* [What to work on]:
Word for word, quote all of the material, omitting the pictures.

* [Information provided]:
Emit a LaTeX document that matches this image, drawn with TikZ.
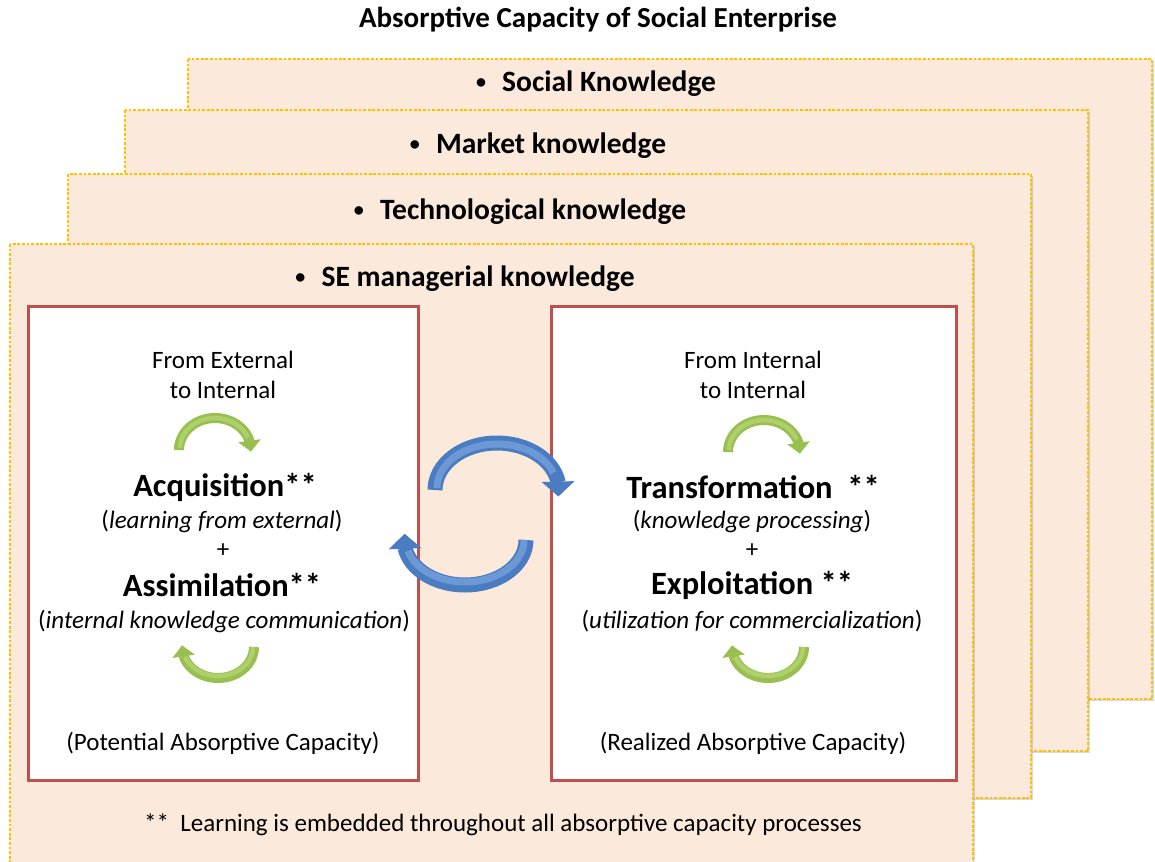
\documentclass[tikz,border=0pt]{standalone}
\usepackage{fontspec}
\setmainfont{Carlito}
\usetikzlibrary{arrows.meta,bending,shadows}
\definecolor{peach}{HTML}{FBE9DB}
\definecolor{dotyellow}{HTML}{FFC000}
\definecolor{boxred}{HTML}{C0504D}
\definecolor{arrblue}{HTML}{4A7CC2}
\definecolor{arrbluelight}{HTML}{6C98D6}
\definecolor{arrgreen}{HTML}{98BF50}
\definecolor{arrgreenlight}{HTML}{ADD06B}
\newcommand{\mybul}{\raisebox{0.12em}{\fontsize{20}{20}\selectfont\textbullet}\hspace{0.55em}}
\begin{document}
\begin{tikzpicture}[x=1pt,y=1pt,
  layer/.style={fill=peach, draw=dotyellow, line width=2.6pt, dash pattern=on 2.8pt off 1.8pt,
    drop shadow={shadow xshift=2pt, shadow yshift=-2pt, opacity=0.3, fill=gray}},
  redbox/.style={fill=white, draw=boxred, line width=3pt},
  ttl/.style={font=\fontsize{29}{33}\selectfont\bfseries, inner sep=0pt},
  ptitle/.style={font=\fontsize{29.5}{33}\selectfont\bfseries, inner sep=0pt},
  big/.style={font=\fontsize{32.5}{36}\selectfont\bfseries, inner sep=0pt},
  txt/.style={font=\fontsize{25}{29}\selectfont, inner sep=0pt},
  bluearr/.style={draw=arrblue, line width=15pt, -{Triangle[width=32pt,length=15pt,flex]}},
  bluehi/.style={draw=arrbluelight, line width=7pt},
  greenarr/.style={draw=arrgreen, line width=10pt, -{Triangle[width=22pt,length=11pt,flex]}},
  greenhi/.style={draw=arrgreenlight, line width=4.5pt}
]
\useasboundingbox (0,0) rectangle (1155,-861);
% layers
\draw[layer] (188,-59) rectangle (1152,-699);
\draw[layer] (125,-110) rectangle (1088,-751);
\draw[layer] (68,-174) rectangle (1031,-798);
\draw[layer] (10,-244) rectangle (973,-880);
% title and layer titles
\node[ttl] (title) at (598,-20) {Absorptive Capacity of Social Enterprise};
\node[ptitle] (social) at (596,-84) {\mybul Social Knowledge};
\node[ptitle] (market) at (538,-146) {\mybul Market knowledge};
\node[ptitle] (tech) at (520,-212) {\mybul Technological knowledge};
\node[ptitle] (semk) at (465,-279) {\mybul SE managerial knowledge};
% red boxes
\draw[redbox] (28,-306) rectangle (418,-780);
\draw[redbox] (551,-306) rectangle (956,-780);
% left box text
\node[txt] (lfrom1) at (223,-360) {From External};
\node[txt] (lfrom2) at (223,-390) {to Internal};
\node[big] (acq) at (225,-487) {Acquisition**};
\node[txt] (acqd) at (222,-521) {(\textit{learning from external})};
\node[txt] (lplus) at (223,-551) {+};
\node[big] (assim) at (222,-585) {Assimilation**};
\node[txt] (assimd) at (224,-621) {(\textit{internal knowledge communication})};
\node[txt] (pac) at (223,-743) {(Potential Absorptive Capacity)};
% right box text
\node[txt] (rfrom1) at (753,-360) {From Internal};
\node[txt] (rfrom2) at (753,-390) {to Internal};
\node[big] (trans) at (753,-487) {Transformation\ \ **};
\node[txt] (transd) at (752,-521) {(\textit{knowledge processing})};
\node[txt] (rplus) at (752,-551) {+};
\node[big] (expl) at (752,-585) {Exploitation **};
\node[txt] (expld) at (752,-621) {(\textit{utilization for commercialization})};
\node[txt] (rac) at (753,-743) {(Realized Absorptive Capacity)};
% bottom note
\node[txt] (note) at (503,-825) {**\ \ Learning is embedded throughout all absorptive capacity processes};
% blue cycle arrows
\draw[bluearr] (435,-490) arc[start angle=180, end angle=-8, x radius=62, y radius=47];
\draw[bluehi] (437,-488) arc[start angle=180, end angle=20, x radius=60, y radius=44];
\draw[bluearr] (526,-540) arc[start angle=0, end angle=-188, x radius=61, y radius=45];
\draw[bluehi] (524,-540) arc[start angle=0, end angle=-165, x radius=59, y radius=42];
% green arrows
\draw[greenarr] (179,-450) arc[start angle=180, end angle=-3, x radius=36, y radius=32];
\draw[greenhi] (180,-448) arc[start angle=180, end angle=20, x radius=35, y radius=30];
\draw[greenarr] (254,-647) arc[start angle=0, end angle=-183, x radius=36, y radius=31];
\draw[greenhi] (253,-647) arc[start angle=0, end angle=-160, x radius=35, y radius=29];
\draw[greenarr] (728,-452) arc[start angle=180, end angle=-3, x radius=36, y radius=32];
\draw[greenhi] (729,-450) arc[start angle=180, end angle=20, x radius=35, y radius=30];
\draw[greenarr] (804,-647) arc[start angle=0, end angle=-183, x radius=36, y radius=31];
\draw[greenhi] (803,-647) arc[start angle=0, end angle=-160, x radius=35, y radius=29];
\end{tikzpicture}
\end{document}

* [Solution]:
Emit a LaTeX document that matches this image, drawn with TikZ.
\documentclass[tikz,border=0pt]{standalone}
\usepackage{fontspec}
\setmainfont{Carlito}
\usetikzlibrary{arrows.meta,bending,shadows}
\definecolor{peach}{HTML}{FBE9DB}
\definecolor{dotyellow}{HTML}{FFC000}
\definecolor{boxred}{HTML}{C0504D}
\definecolor{arrblue}{HTML}{4A7CC2}
\definecolor{arrbluelight}{HTML}{6C98D6}
\definecolor{arrgreen}{HTML}{98BF50}
\definecolor{arrgreenlight}{HTML}{ADD06B}
\newcommand{\mybul}{\raisebox{0.12em}{\fontsize{20}{20}\selectfont\textbullet}\hspace{0.55em}}
\begin{document}
\begin{tikzpicture}[x=1pt,y=1pt,
  layer/.style={fill=peach, draw=dotyellow, line width=2.6pt, dash pattern=on 2.8pt off 1.8pt,
    drop shadow={shadow xshift=2pt, shadow yshift=-2pt, opacity=0.3, fill=gray}},
  redbox/.style={fill=white, draw=boxred, line width=3pt},
  ttl/.style={font=\fontsize{29}{33}\selectfont\bfseries, inner sep=0pt},
  ptitle/.style={font=\fontsize{29.5}{33}\selectfont\bfseries, inner sep=0pt},
  big/.style={font=\fontsize{32.5}{36}\selectfont\bfseries, inner sep=0pt},
  txt/.style={font=\fontsize{25}{29}\selectfont, inner sep=0pt},
  bluearr/.style={draw=arrblue, line width=15pt, -{Triangle[width=32pt,length=15pt,flex]}},
  bluehi/.style={draw=arrbluelight, line width=7pt},
  greenarr/.style={draw=arrgreen, line width=10pt, -{Triangle[width=22pt,length=11pt,flex]}},
  greenhi/.style={draw=arrgreenlight, line width=4.5pt}
]
\useasboundingbox (0,0) rectangle (1155,-861);
% layers
\draw[layer] (188,-59) rectangle (1152,-699);
\draw[layer] (125,-110) rectangle (1088,-751);
\draw[layer] (68,-174) rectangle (1031,-798);
\draw[layer] (10,-244) rectangle (973,-880);
% title and layer titles
\node[ttl] (title) at (598,-20) {Absorptive Capacity of Social Enterprise};
\node[ptitle] (social) at (596,-84) {\mybul Social Knowledge};
\node[ptitle] (market) at (538,-146) {\mybul Market knowledge};
\node[ptitle] (tech) at (520,-212) {\mybul Technological knowledge};
\node[ptitle] (semk) at (465,-279) {\mybul SE managerial knowledge};
% red boxes
\draw[redbox] (28,-306) rectangle (418,-780);
\draw[redbox] (551,-306) rectangle (956,-780);
% left box text
\node[txt] (lfrom1) at (223,-360) {From External};
\node[txt] (lfrom2) at (223,-390) {to Internal};
\node[big] (acq) at (225,-487) {Acquisition**};
\node[txt] (acqd) at (222,-521) {(\textit{learning from external})};
\node[txt] (lplus) at (223,-551) {+};
\node[big] (assim) at (222,-585) {Assimilation**};
\node[txt] (assimd) at (224,-621) {(\textit{internal knowledge communication})};
\node[txt] (pac) at (223,-743) {(Potential Absorptive Capacity)};
% right box text
\node[txt] (rfrom1) at (753,-360) {From Internal};
\node[txt] (rfrom2) at (753,-390) {to Internal};
\node[big] (trans) at (753,-487) {Transformation\ \ **};
\node[txt] (transd) at (752,-521) {(\textit{knowledge processing})};
\node[txt] (rplus) at (752,-551) {+};
\node[big] (expl) at (752,-585) {Exploitation **};
\node[txt] (expld) at (752,-621) {(\textit{utilization for commercialization})};
\node[txt] (rac) at (753,-743) {(Realized Absorptive Capacity)};
% bottom note
\node[txt] (note) at (503,-825) {**\ \ Learning is embedded throughout all absorptive capacity processes};
% blue cycle arrows
\draw[bluearr] (435,-490) arc[start angle=180, end angle=-8, x radius=62, y radius=47];
\draw[bluehi] (437,-488) arc[start angle=180, end angle=20, x radius=60, y radius=44];
\draw[bluearr] (526,-540) arc[start angle=0, end angle=-188, x radius=61, y radius=45];
\draw[bluehi] (524,-540) arc[start angle=0, end angle=-165, x radius=59, y radius=42];
% green arrows
\draw[greenarr] (179,-450) arc[start angle=180, end angle=-3, x radius=36, y radius=32];
\draw[greenhi] (180,-448) arc[start angle=180, end angle=20, x radius=35, y radius=30];
\draw[greenarr] (254,-647) arc[start angle=0, end angle=-183, x radius=36, y radius=31];
\draw[greenhi] (253,-647) arc[start angle=0, end angle=-160, x radius=35, y radius=29];
\draw[greenarr] (728,-452) arc[start angle=180, end angle=-3, x radius=36, y radius=32];
\draw[greenhi] (729,-450) arc[start angle=180, end angle=20, x radius=35, y radius=30];
\draw[greenarr] (804,-647) arc[start angle=0, end angle=-183, x radius=36, y radius=31];
\draw[greenhi] (803,-647) arc[start angle=0, end angle=-160, x radius=35, y radius=29];
\end{tikzpicture}
\end{document}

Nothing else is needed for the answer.